このように、曝露反応妨害法は、不安状態に自分を曝したまま(曝露)、不安を小さくする行為をしないようにがまんする(反応妨害)ことによって、強迫行為をおこなわなくても不安が軽減していくことを体感する治療法です。不安な状況にあえて向き合うことは、非常に勇気がいることです。そして、強迫行為をがまんすることは、非常に辛いことかもしれませんが、不安階層表を参考にしながら、不安の程度の低いものから始め、時間をかけて向き合っていけば、不安は徐々に軽くなっていくものです。

 

《曝露反応妨害法をうまく進めるためのポイント》

  1. 出来ることから始める。
  2. 家族の協力が不可欠。
  3. 治療のルールを決めておく。
  4. ある程度の苦痛があるが、徐々に弱まることを知っておく。

回数を重ねることで不安を解消

 曝露によって、苦痛や恐怖の感情に慣れてきて、その後自然と苦痛や恐怖が減っていく過程を「馴化」といいます。馴化には二つの面があって、一つは一回の曝露で起こる苦痛や恐怖の程度の推移です。もう一つは、曝露の数を重ねることで、苦痛や恐怖が弱まっていくということです。

一つ目の、一回の曝露で起こる苦痛や恐怖の程度の推移ですが、たとえば、不潔恐怖症でカバンを地面に置けない人が、実際にカバンを置きます(曝露)。その後、カバンを拭いたりせず、じっと我慢します(反応妨害)。最初は、かえって苦痛や恐怖の度合いが増しますが、時間とともに、苦痛や恐怖が自然に減っていくことが実感できます。曝露する前は、苦痛の度合いが100点だったのが、曝露を始めて20分後には60点にまで下がってきた、ということを確認できるのです。

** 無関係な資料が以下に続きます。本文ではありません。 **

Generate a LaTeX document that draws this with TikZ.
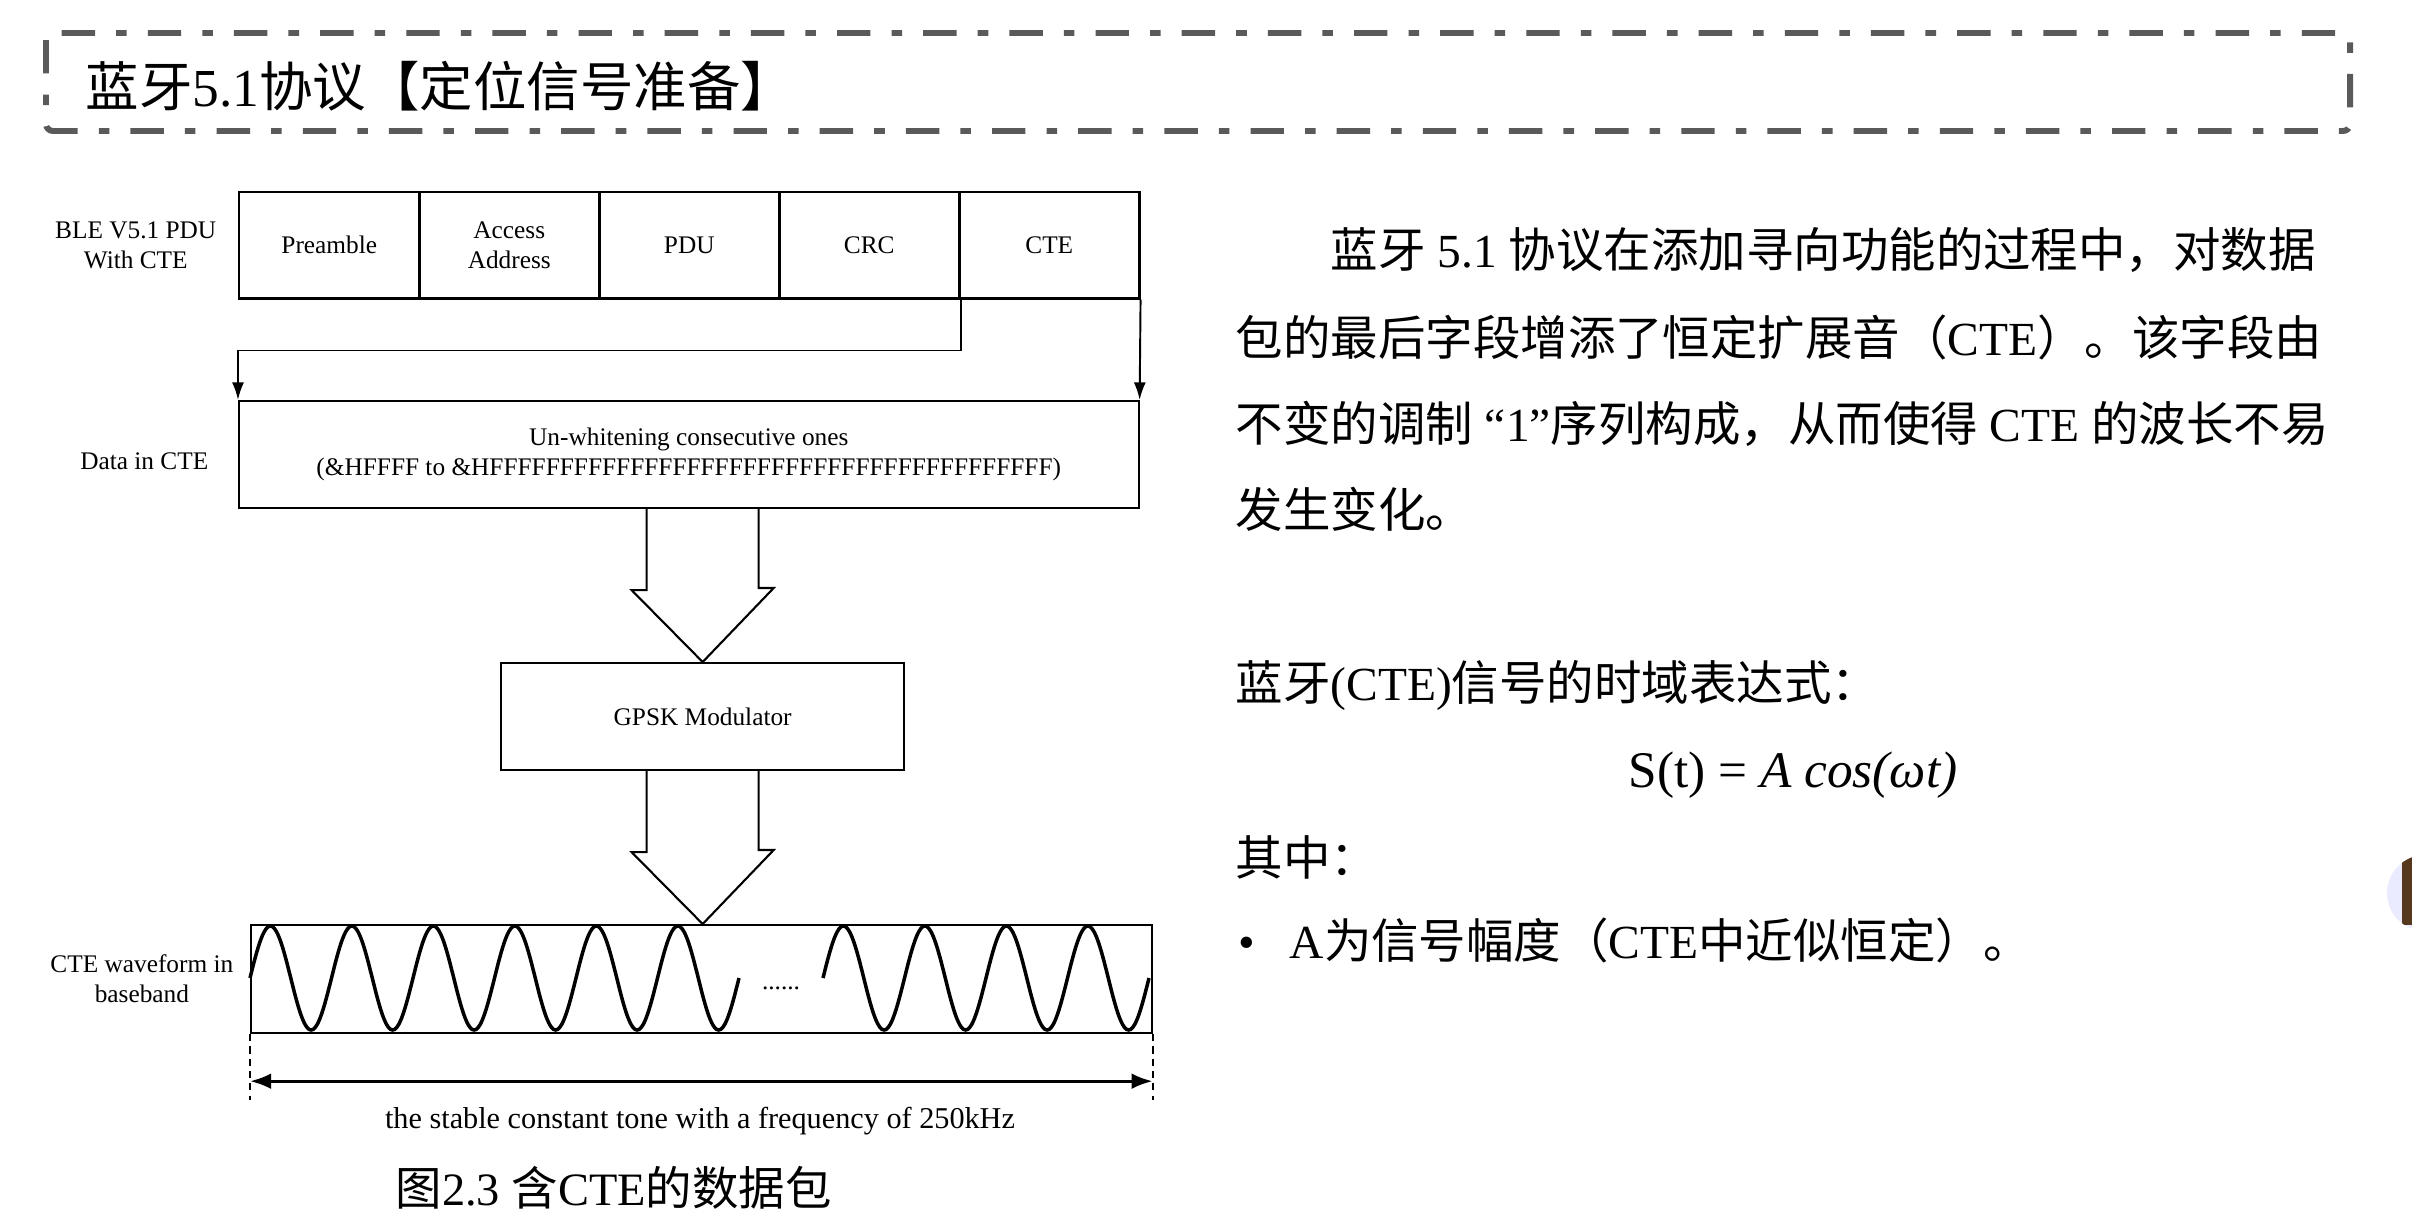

二つ目は、曝露の回数を重ねた場合ですが、これは「人間の不安は習慣化する」という心理学の考え方に拠るもので、不安に曝され続けると、感覚のマヒから慣れが生じて、不安をあまり強く感じなくなるということです。最初は強い不安を覚えても、回数を重ねれば重ねるほど、不安の度合いが下がってきます。その結果、恐れていた状況に直面しても、不安は自然になくなるものだということが実感できるようになります。不安がなくなれば、強迫行為をする必要もなくなります。ただし、これを習慣化するためには、通院して治療を受けるだけでは回数が少なく、ホームワークとして自宅でも行うことが重要となります。曝露反応妨害法は、苦痛を取り除く治療ではなく、苦痛になれるための治療であることを認識することが、成功するための鍵となるのです。